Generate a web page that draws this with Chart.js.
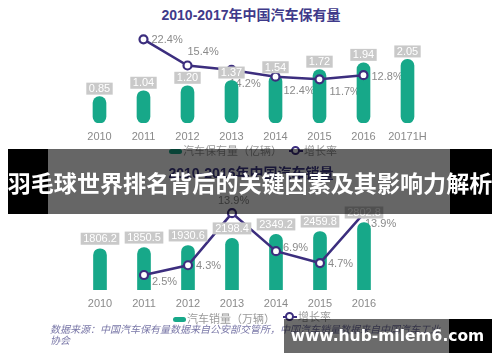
<!DOCTYPE html>
<html><head><meta charset="utf-8">
<script src="https://cdn.jsdelivr.net/npm/chart.js@4/dist/chart.umd.min.js"></script>
<style>
html,body{margin:0;padding:0;background:#fff;width:500px;height:362px;overflow:hidden;position:relative;font-family:"Liberation Sans","Noto Sans CJK SC",sans-serif;}
canvas{position:absolute;left:0;}
#c1{top:0}
#c2{top:195px}
.abs{position:absolute;white-space:nowrap;}
.ctitle{color:#3f3a8a;font-weight:bold;font-size:14px;left:0;width:502px;text-align:center;line-height:18px;}
.leg{font-size:11px;color:#9a9a9a;line-height:12px;}
.pill{position:absolute;width:13px;height:5px;border-radius:3px;background:#17a889;}
.lm{position:absolute;width:14px;height:2px;background:#3c2e7e;}
.lmc{position:absolute;width:5px;height:5px;border:2px solid #3c2e7e;border-radius:50%;background:#fff;}
.banner{position:absolute;left:8px;top:149px;width:484px;height:65px;background:rgba(0,0,0,0.6);}
.blk{position:absolute;background:#000;}
.btxt{position:absolute;left:0;top:149px;width:500px;height:65px;line-height:66px;text-align:center;color:#fff;font-weight:bold;font-size:24px;font-family:"Noto Sans CJK SC",sans-serif;white-space:nowrap;overflow:visible;}
.wm{position:absolute;left:284px;top:319px;width:208px;height:34px;background:rgba(0,0,0,0.58);}
.wtxt{position:absolute;left:284px;top:319px;width:207px;height:34px;line-height:35px;text-align:center;color:#fff;font-weight:bold;font-size:15.5px;font-family:"DejaVu Sans",sans-serif;white-space:nowrap;}
.src{position:absolute;left:50px;top:324px;font-size:10px;line-height:11px;color:#7a78a8;font-style:italic;white-space:nowrap;}
</style>
</head>
<body>
<div class="abs ctitle" style="top:6px;">2010-2017年中国汽车保有量</div>
<canvas id="c1" width="500" height="150"></canvas>

<!-- legend top -->
<div class="pill" style="left:169px;top:149px;"></div>
<div class="abs leg" style="left:183px;top:145px;">汽车保有量（亿辆）</div>
<div class="lm" style="left:289px;top:150px;"></div>
<div class="lmc" style="left:291px;top:146px;"></div>
<div class="abs leg" style="left:304px;top:145px;">增长率</div>

<div class="abs ctitle" style="top:164px;">2010-2016年中国汽车销量</div>
<canvas id="c2" width="500" height="120"></canvas>

<!-- legend bottom -->
<div class="pill" style="left:173px;top:317px;"></div>
<div class="abs leg" style="left:187px;top:313px;">汽车销量（万辆）</div>
<div class="lm" style="left:283px;top:316px;"></div>
<div class="lmc" style="left:285px;top:312px;"></div>
<div class="abs leg" style="left:298px;top:311px;">增长率</div>

<div class="src">数据来源：中国汽车保有量数据来自公安部交管所，中国汽车销量数据来自中国汽车工业<br>协会</div>

<!-- banner overlay -->
<div class="banner"></div>
<div class="blk" style="left:8px;top:149px;width:40px;height:65px;"></div>
<div class="blk" style="left:450px;top:149px;width:42px;height:65px;"></div>
<div class="btxt"><span id="bt">羽毛球世界排名背后的关键因素及其影响力解析</span></div>

<!-- watermark -->
<div class="wm"></div>
<div class="blk" style="left:449px;top:319px;width:43px;height:34px;"></div>
<div class="wtxt">www.hub-milem6.com</div>

<script>
// ---- data ----
const stockYears = ['2010','2011','2012','2013','2014','2015','2016','20171H'];
const stockValues = [0.85, 1.04, 1.20, 1.37, 1.54, 1.72, 1.94, 2.05];
const stockGrowth = [null, 22.4, 15.4, 14.2, 12.4, 11.7, 12.8, null];

const salesYears = ['2010','2011','2012','2013','2014','2015','2016'];
const salesValues = [1806.2, 1850.5, 1930.6, 2198.4, 2349.2, 2459.8, 2802.8];
const salesGrowth = [null, 2.5, 4.3, 13.9, 6.9, 4.7, 13.9];

// ---- fit banner text to its width ----
(function(){
  const s = document.getElementById('bt');
  const w = s.getBoundingClientRect().width;
  if (w > 0) s.parentNode.style.fontSize = (24 * 485 / w) + 'px';
})();

// ---- styling ----
const GREEN = '#17a889';
const PURPLE = '#3c2e7e';
const FONT = '"Liberation Sans", "Noto Sans CJK SC", Arial, sans-serif';
Chart.defaults.font.family = FONT;

const valueBoxes = {
  id: 'valueBoxes',
  afterDatasetsDraw(chart, args, opts) {
    const ctx = chart.ctx;
    const meta = chart.getDatasetMeta(0);
    const data = chart.data.datasets[0].data;
    ctx.save();
    ctx.font = '11px ' + FONT;
    ctx.textAlign = 'center';
    ctx.textBaseline = 'middle';
    meta.data.forEach((el, i) => {
      const txt = opts.fmt(data[i]);
      const w = ctx.measureText(txt).width + 5;
      const h = 12;
      const cy = el.y - opts.gap - h / 2;
      ctx.fillStyle = '#c9c9c9';
      ctx.fillRect(el.x - w / 2, cy - h / 2, w, h);
      ctx.fillStyle = '#ffffff';
      ctx.fillText(txt, el.x, cy + 0.5);
    });
    ctx.restore();
  }
};

const lineLabels = {
  id: 'lineLabels',
  beforeDatasetsDraw(chart, args, opts) {
    const ctx = chart.ctx;
    const meta = chart.getDatasetMeta(1);
    const data = chart.data.datasets[1].data;
    ctx.save();
    ctx.font = '11px ' + FONT;
    ctx.textAlign = 'left';
    ctx.textBaseline = 'middle';
    ctx.fillStyle = '#8a8a8a';
    meta.data.forEach((el, i) => {
      if (data[i] == null) return;
      const o = opts.offsets[i] || [8, 0];
      ctx.fillText(data[i].toFixed(1) + '%', el.x + o[0], el.y + o[1]);
    });
    ctx.restore();
  }
};

function makeChart(id, labels, bars, growth, pad, barRange, lineRange, fmt, gap, offsets) {
  return new Chart(document.getElementById(id), {
    data: {
      labels: labels,
      datasets: [
        {
          type: 'bar', data: bars, backgroundColor: GREEN, barThickness: 13,
          borderRadius: 7, borderSkipped: false, yAxisID: 'y', order: 2
        },
        {
          type: 'line', data: growth, borderColor: PURPLE, borderWidth: 2.5,
          pointRadius: 4, pointBorderWidth: 2.2, pointBackgroundColor: '#fff',
          pointBorderColor: PURPLE, tension: 0, yAxisID: 'y2', order: 1, spanGaps: false
        }
      ]
    },
    options: {
      responsive: false, animation: false,
      layout: { padding: pad },
      plugins: {
        legend: { display: false }, tooltip: { enabled: false },
        valueBoxes: { fmt: fmt, gap: gap },
        lineLabels: { offsets: offsets }
      },
      scales: {
        x: {
          grid: { display: false, drawTicks: false }, border: { display: false },
          ticks: { color: '#8a8a8a', font: { size: 11 }, padding: 7, autoSkip: false, maxRotation: 0 },
          afterFit(s) { s.height = 24; }
        },
        y: { display: false, min: barRange[0], max: barRange[1] },
        y2: { display: false, min: lineRange[0], max: lineRange[1] }
      }
    },
    plugins: [valueBoxes, lineLabels]
  });
}

makeChart('c1', stockYears, stockValues, stockGrowth,
  { left: 77.5, right: 70.5, top: 30, bottom: 3 },
  [0, 3.0], [0, 24.9],
  v => v.toFixed(2), 2,
  [null, [8, 1], [0, -14], [-2, 14], [8, 14], [10, 13], [8, 2], null]);

makeChart('c2', salesYears, salesValues, salesGrowth,
  { left: 78, right: 114, top: 5, bottom: 1 },
  [240, 3611], [-0.26, 16.1],
  v => v.toFixed(1), 4,
  [null, [8, 7], [8, 1], [-14, -12], [7, -3], [8, 1], [1, 11]]);
</script>
</body></html>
+---+
**Written instruction**
Extract all the data above exactly, excluding every picture.

**Correct result**
Generate a web page that draws this with Chart.js.
<!DOCTYPE html>
<html><head><meta charset="utf-8">
<script src="https://cdn.jsdelivr.net/npm/chart.js@4/dist/chart.umd.min.js"></script>
<style>
html,body{margin:0;padding:0;background:#fff;width:500px;height:362px;overflow:hidden;position:relative;font-family:"Liberation Sans","Noto Sans CJK SC",sans-serif;}
canvas{position:absolute;left:0;}
#c1{top:0}
#c2{top:195px}
.abs{position:absolute;white-space:nowrap;}
.ctitle{color:#3f3a8a;font-weight:bold;font-size:14px;left:0;width:502px;text-align:center;line-height:18px;}
.leg{font-size:11px;color:#9a9a9a;line-height:12px;}
.pill{position:absolute;width:13px;height:5px;border-radius:3px;background:#17a889;}
.lm{position:absolute;width:14px;height:2px;background:#3c2e7e;}
.lmc{position:absolute;width:5px;height:5px;border:2px solid #3c2e7e;border-radius:50%;background:#fff;}
.banner{position:absolute;left:8px;top:149px;width:484px;height:65px;background:rgba(0,0,0,0.6);}
.blk{position:absolute;background:#000;}
.btxt{position:absolute;left:0;top:149px;width:500px;height:65px;line-height:66px;text-align:center;color:#fff;font-weight:bold;font-size:24px;font-family:"Noto Sans CJK SC",sans-serif;white-space:nowrap;overflow:visible;}
.wm{position:absolute;left:284px;top:319px;width:208px;height:34px;background:rgba(0,0,0,0.58);}
.wtxt{position:absolute;left:284px;top:319px;width:207px;height:34px;line-height:35px;text-align:center;color:#fff;font-weight:bold;font-size:15.5px;font-family:"DejaVu Sans",sans-serif;white-space:nowrap;}
.src{position:absolute;left:50px;top:324px;font-size:10px;line-height:11px;color:#7a78a8;font-style:italic;white-space:nowrap;}
</style>
</head>
<body>
<div class="abs ctitle" style="top:6px;">2010-2017年中国汽车保有量</div>
<canvas id="c1" width="500" height="150"></canvas>

<!-- legend top -->
<div class="pill" style="left:169px;top:149px;"></div>
<div class="abs leg" style="left:183px;top:145px;">汽车保有量（亿辆）</div>
<div class="lm" style="left:289px;top:150px;"></div>
<div class="lmc" style="left:291px;top:146px;"></div>
<div class="abs leg" style="left:304px;top:145px;">增长率</div>

<div class="abs ctitle" style="top:164px;">2010-2016年中国汽车销量</div>
<canvas id="c2" width="500" height="120"></canvas>

<!-- legend bottom -->
<div class="pill" style="left:173px;top:317px;"></div>
<div class="abs leg" style="left:187px;top:313px;">汽车销量（万辆）</div>
<div class="lm" style="left:283px;top:316px;"></div>
<div class="lmc" style="left:285px;top:312px;"></div>
<div class="abs leg" style="left:298px;top:311px;">增长率</div>

<div class="src">数据来源：中国汽车保有量数据来自公安部交管所，中国汽车销量数据来自中国汽车工业<br>协会</div>

<!-- banner overlay -->
<div class="banner"></div>
<div class="blk" style="left:8px;top:149px;width:40px;height:65px;"></div>
<div class="blk" style="left:450px;top:149px;width:42px;height:65px;"></div>
<div class="btxt"><span id="bt">羽毛球世界排名背后的关键因素及其影响力解析</span></div>

<!-- watermark -->
<div class="wm"></div>
<div class="blk" style="left:449px;top:319px;width:43px;height:34px;"></div>
<div class="wtxt">www.hub-milem6.com</div>

<script>
// ---- data ----
const stockYears = ['2010','2011','2012','2013','2014','2015','2016','20171H'];
const stockValues = [0.85, 1.04, 1.20, 1.37, 1.54, 1.72, 1.94, 2.05];
const stockGrowth = [null, 22.4, 15.4, 14.2, 12.4, 11.7, 12.8, null];

const salesYears = ['2010','2011','2012','2013','2014','2015','2016'];
const salesValues = [1806.2, 1850.5, 1930.6, 2198.4, 2349.2, 2459.8, 2802.8];
const salesGrowth = [null, 2.5, 4.3, 13.9, 6.9, 4.7, 13.9];

// ---- fit banner text to its width ----
(function(){
  const s = document.getElementById('bt');
  const w = s.getBoundingClientRect().width;
  if (w > 0) s.parentNode.style.fontSize = (24 * 485 / w) + 'px';
})();

// ---- styling ----
const GREEN = '#17a889';
const PURPLE = '#3c2e7e';
const FONT = '"Liberation Sans", "Noto Sans CJK SC", Arial, sans-serif';
Chart.defaults.font.family = FONT;

const valueBoxes = {
  id: 'valueBoxes',
  afterDatasetsDraw(chart, args, opts) {
    const ctx = chart.ctx;
    const meta = chart.getDatasetMeta(0);
    const data = chart.data.datasets[0].data;
    ctx.save();
    ctx.font = '11px ' + FONT;
    ctx.textAlign = 'center';
    ctx.textBaseline = 'middle';
    meta.data.forEach((el, i) => {
      const txt = opts.fmt(data[i]);
      const w = ctx.measureText(txt).width + 5;
      const h = 12;
      const cy = el.y - opts.gap - h / 2;
      ctx.fillStyle = '#c9c9c9';
      ctx.fillRect(el.x - w / 2, cy - h / 2, w, h);
      ctx.fillStyle = '#ffffff';
      ctx.fillText(txt, el.x, cy + 0.5);
    });
    ctx.restore();
  }
};

const lineLabels = {
  id: 'lineLabels',
  beforeDatasetsDraw(chart, args, opts) {
    const ctx = chart.ctx;
    const meta = chart.getDatasetMeta(1);
    const data = chart.data.datasets[1].data;
    ctx.save();
    ctx.font = '11px ' + FONT;
    ctx.textAlign = 'left';
    ctx.textBaseline = 'middle';
    ctx.fillStyle = '#8a8a8a';
    meta.data.forEach((el, i) => {
      if (data[i] == null) return;
      const o = opts.offsets[i] || [8, 0];
      ctx.fillText(data[i].toFixed(1) + '%', el.x + o[0], el.y + o[1]);
    });
    ctx.restore();
  }
};

function makeChart(id, labels, bars, growth, pad, barRange, lineRange, fmt, gap, offsets) {
  return new Chart(document.getElementById(id), {
    data: {
      labels: labels,
      datasets: [
        {
          type: 'bar', data: bars, backgroundColor: GREEN, barThickness: 13,
          borderRadius: 7, borderSkipped: false, yAxisID: 'y', order: 2
        },
        {
          type: 'line', data: growth, borderColor: PURPLE, borderWidth: 2.5,
          pointRadius: 4, pointBorderWidth: 2.2, pointBackgroundColor: '#fff',
          pointBorderColor: PURPLE, tension: 0, yAxisID: 'y2', order: 1, spanGaps: false
        }
      ]
    },
    options: {
      responsive: false, animation: false,
      layout: { padding: pad },
      plugins: {
        legend: { display: false }, tooltip: { enabled: false },
        valueBoxes: { fmt: fmt, gap: gap },
        lineLabels: { offsets: offsets }
      },
      scales: {
        x: {
          grid: { display: false, drawTicks: false }, border: { display: false },
          ticks: { color: '#8a8a8a', font: { size: 11 }, padding: 7, autoSkip: false, maxRotation: 0 },
          afterFit(s) { s.height = 24; }
        },
        y: { display: false, min: barRange[0], max: barRange[1] },
        y2: { display: false, min: lineRange[0], max: lineRange[1] }
      }
    },
    plugins: [valueBoxes, lineLabels]
  });
}

makeChart('c1', stockYears, stockValues, stockGrowth,
  { left: 77.5, right: 70.5, top: 30, bottom: 3 },
  [0, 3.0], [0, 24.9],
  v => v.toFixed(2), 2,
  [null, [8, 1], [0, -14], [-2, 14], [8, 14], [10, 13], [8, 2], null]);

makeChart('c2', salesYears, salesValues, salesGrowth,
  { left: 78, right: 114, top: 5, bottom: 1 },
  [240, 3611], [-0.26, 16.1],
  v => v.toFixed(1), 4,
  [null, [8, 7], [8, 1], [-14, -12], [7, -3], [8, 1], [1, 11]]);
</script>
</body></html>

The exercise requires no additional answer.